Bir yıl önce Cenevre   buluşmasının öncesinde burada buluşmuştuk şimdi Greentree zirvesi öncesinde buradayız. Geçen yıl vurgulamıştım bu yıl yineliyorum:

“ÇÖZÜM MÜMKÜN AMA...”
  
Eğer Rum tarafı iyi niyetli olursa önümüzdeki yaza kadar bir çözüm mümkündür. Biz Kıbrıs'ta var olan gerçeklere dayalı , yaşayabilir bir antlaşma için gereken esnekliği gösterdik, göstereceğiz.   Ama veremeyeceğimiz tavizler, gerileyemeyeceğimiz noktalar var. Kimse bu noktalarda bizi  boşuna zorlamasın. Asıl baskı yapılması gereken taraf Rum tarafıdır.

Rumlar haksız bir şekilde gasp ettikleri Kıbrıs Cumhuriyeti ünvanını Kıbrıs Türk halkı ve Türkiye aleyhine istismar edebildikleri içindir ki antlaşmaya çalışmıyor, bizleri cezalandırmak için görüşme yaparmış gibi yapıyorlar.

“BM GEREKENLERİ YAPMALIDIR”

Artık BM ve AB bunu anlamalı ve Rum tarafını makul olmaya , Kıbrıs Türk halkının haklı taleplerini görmezlikten gelmemeye davet etmelidir. Eğer anlamıyorlarsa, eğer hala bizi kabul edemeyeceğimiz tavizlere zorlayabileceklerini zannediyorlarsa Birleşmiş Milletler gerekenleri yapmalıdır. Biz Birleşmiş Milletler Genel Sekreteri'nden etkin görev bekliyoruz.

Kıbrıs Türk Halkı'nı tüm iyi niyetine rağmen hala ambargolar ve izolasyona mahkum durumda tutmak dünya ile buluşmamıza set çekmeye çalışmak Rum tarafının kazanılmış bir hakkı olarak ortada durmamalı, Birleşmiş Milletler buna müdahil olabilmelidir.”

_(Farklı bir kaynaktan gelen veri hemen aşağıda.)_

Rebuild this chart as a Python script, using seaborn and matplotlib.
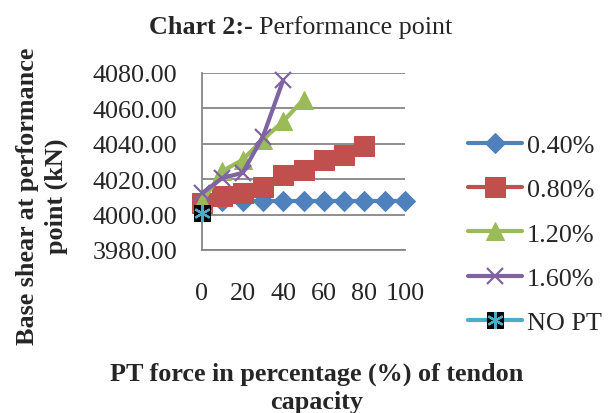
import numpy as np
import pandas as pd
import matplotlib
matplotlib.use("Agg")
import matplotlib.pyplot as plt
import seaborn as sns
from matplotlib.ticker import FormatStrFormatter

# ==========================================
# data
# ==========================================
x_040 = [0, 10, 20, 30, 40, 50, 60, 70, 80, 90, 100]
y_040 = [4007.5, 4007.5, 4007.5, 4007.5, 4007.5, 4007.5, 4007.5, 4007.5, 4007.5, 4007.5, 4007.5]

x_080 = [0, 10, 20, 30, 40, 50, 60, 70, 80]
y_080 = [4006.5, 4010.3, 4012.3, 4015.6, 4022.6, 4025.0, 4031.1, 4033.9, 4038.6]

x_120 = [0, 10, 20, 30, 40, 50]
y_120 = [4007.0, 4024.5, 4031.0, 4042.4, 4052.7, 4065.0]

x_160 = [0, 10, 20, 30, 40]
y_160 = [4012.0, 4020.7, 4023.6, 4044.0, 4076.0]

x_nopt = [0]
y_nopt = [4001.0]

series_names = ['0.40%', '0.80%', '1.20%', '1.60%', 'NO PT']
y_ticks = [3980, 4000, 4020, 4040, 4060, 4080]
x_ticks = [0, 20, 40, 60, 80, 100]

frames = []
for name, xs, ys in zip(series_names,
                        [x_040, x_080, x_120, x_160, x_nopt],
                        [y_040, y_080, y_120, y_160, y_nopt]):
    frames.append(pd.DataFrame({'pt': xs, 'shear': ys, 'series': name}))
df = pd.concat(frames, ignore_index=True)

# ==========================================
# style
# ==========================================
sns.set_style('white')
plt.rcParams['font.family'] = ['Liberation Serif', 'DejaVu Serif']
FS = 18.8
GRID = '#868686'

colors = {'0.40%': '#4F81BD', '0.80%': '#C0504D', '1.20%': '#9BBB59',
          '1.60%': '#8064A2', 'NO PT': '#4BACC6'}
markers = {'0.40%': 'D', '0.80%': 's', '1.20%': '^', '1.60%': 'x', 'NO PT': 's'}
msizes = {'0.40%': 10.5, '0.80%': 14, '1.20%': 13, '1.60%': 11, 'NO PT': 12}

fig = plt.figure(figsize=(6.12, 4.14), dpi=100)
ax = fig.add_axes([202 / 612, 1 - 251 / 414, 203 / 612, 177 / 414])

handles = {}
for i, name in enumerate(series_names):
    sub = df[df['series'] == name]
    kw = dict(color=colors[name], linewidth=3, marker=markers[name],
              markersize=msizes[name], clip_on=False, zorder=3 + i)
    if name == '1.60%':
        kw.update(markeredgewidth=1.6, markeredgecolor=colors[name])
    elif name == 'NO PT':
        kw.update(markerfacecolor='black', markeredgecolor='black')
    else:
        kw.update(markeredgecolor=colors[name], markerfacecolor=colors[name])
    sns.lineplot(data=sub, x='pt', y='shear', ax=ax, label=name,
                 legend=False, **kw)
    handles[name] = ax.get_lines()[-1]

# cyan asterisk on top of the black NO PT square
star = ax.plot(x_nopt, y_nopt, linestyle='none', marker=(6, 2, 0),
               markersize=12, markeredgewidth=1.6, color=colors['NO PT'],
               clip_on=False, zorder=10)[0]

ax.set_xlim(0, 100)
ax.set_ylim(3980, 4080)
ax.set_xticks(x_ticks)
ax.set_yticks(y_ticks)
ax.yaxis.set_major_formatter(FormatStrFormatter('%.2f'))
ax.set_xlabel('')
ax.set_ylabel('')
ax.yaxis.grid(True, color=GRID, linewidth=1.3)
ax.set_axisbelow(True)
for side in ['top', 'right']:
    ax.spines[side].set_visible(False)
for side in ['left', 'bottom']:
    ax.spines[side].set_color(GRID)
    ax.spines[side].set_linewidth(1.3)
ax.tick_params(axis='x', direction='out', length=4, width=1.3, color=GRID,
               labelsize=FS, pad=19)
ax.tick_params(axis='y', direction='out', length=4, width=1.3, color=GRID,
               labelsize=FS, pad=14)

# title: bold prefix + regular text
fig.text(253 / 612, 1 - 34 / 414, 'Chart 2:-', ha='right', va='baseline',
         fontsize=FS, fontweight='bold')
fig.text(259 / 612, 1 - 34 / 414, 'Performance point', ha='left',
         va='baseline', fontsize=FS)

fig.text(42 / 612, 1 - 196 / 414, 'Base shear at performance\npoint (kN)',
         rotation=90, ha='center', va='center', fontsize=FS,
         fontweight='bold', linespacing=1.3, multialignment='center')
fig.text(317 / 612, 1 - 388 / 414, 'PT force in percentage (%) of tendon\ncapacity',
         ha='center', va='center', fontsize=FS, fontweight='bold',
         linespacing=1.3, multialignment='center')

leg_handles = [handles[n] for n in series_names[:4]] + [(handles['NO PT'], star)]
fig.legend(leg_handles, series_names, loc='upper left',
           bbox_to_anchor=(468 / 612, 1 - 135 / 414), frameon=False,
           fontsize=FS, handlelength=2.05, handletextpad=0.2,
           labelspacing=0.8, borderpad=0, borderaxespad=0)

fig.savefig('out.png', dpi=100)
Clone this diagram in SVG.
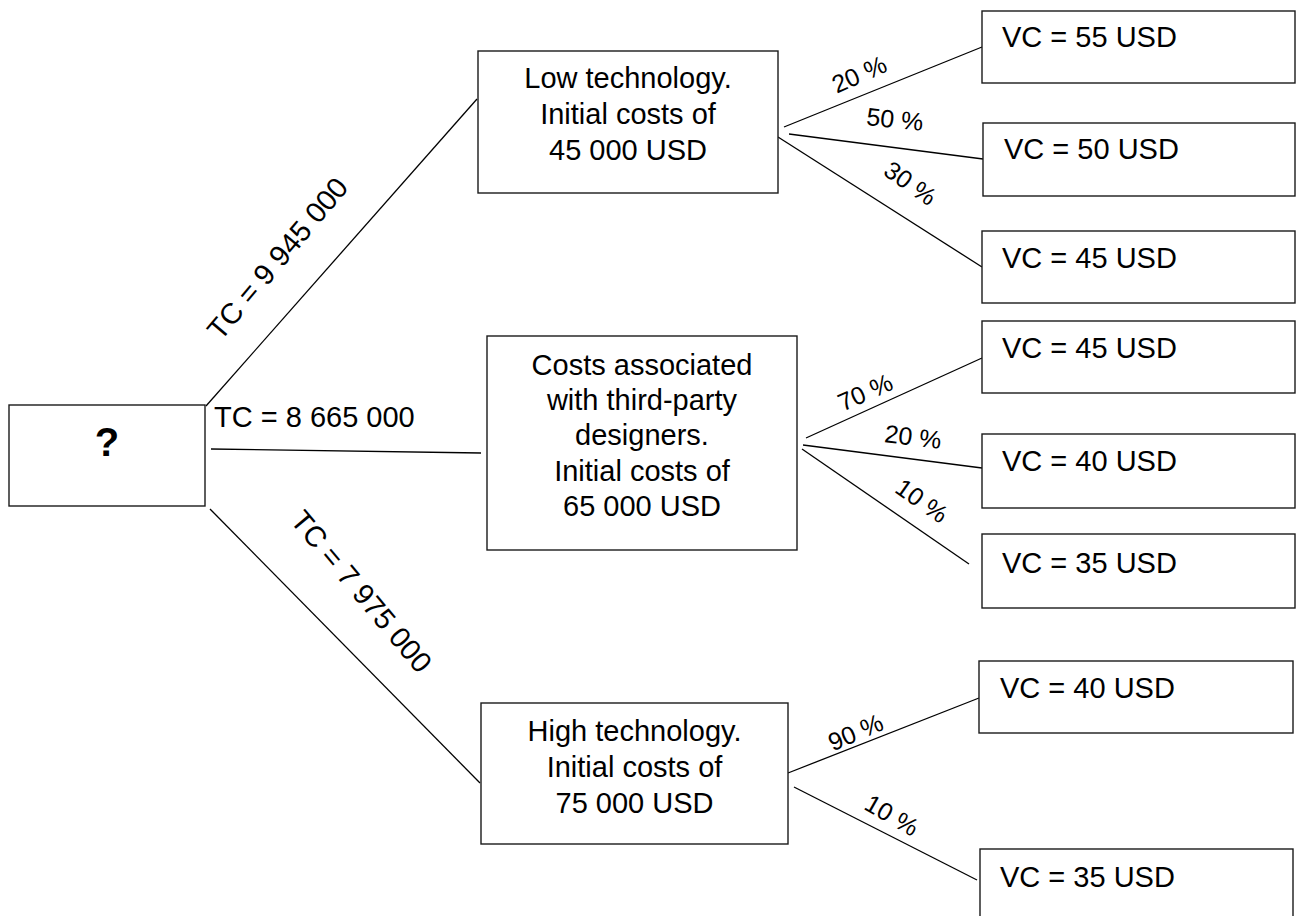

“SÖYLEDİKLERİN, YAZDIKLARIN ANDIMIZDIR”

Cumhurbaşkanı Eroğlu, konuşmasının sonunda Dr. Küçük’e seslendi ve şöyle dedi:

“Rahat uyu ey Doktor Küçük; senin ve dava arkadaşlarının bize emaneti olan kazanımlarımızı birileri bizi pohpohlayacak diye tehlikeye atmayacağız. Sana bir kez daha verdiğin mücadele, Kıbrıs Türk halkına hizmetlerinden dolayı teşekkür ediyor  Allah'tan bol, bol rahmet diliyorum. Verdiğin mücadele bayrağımız, söylediklerin, yazdıkların andımızdır.”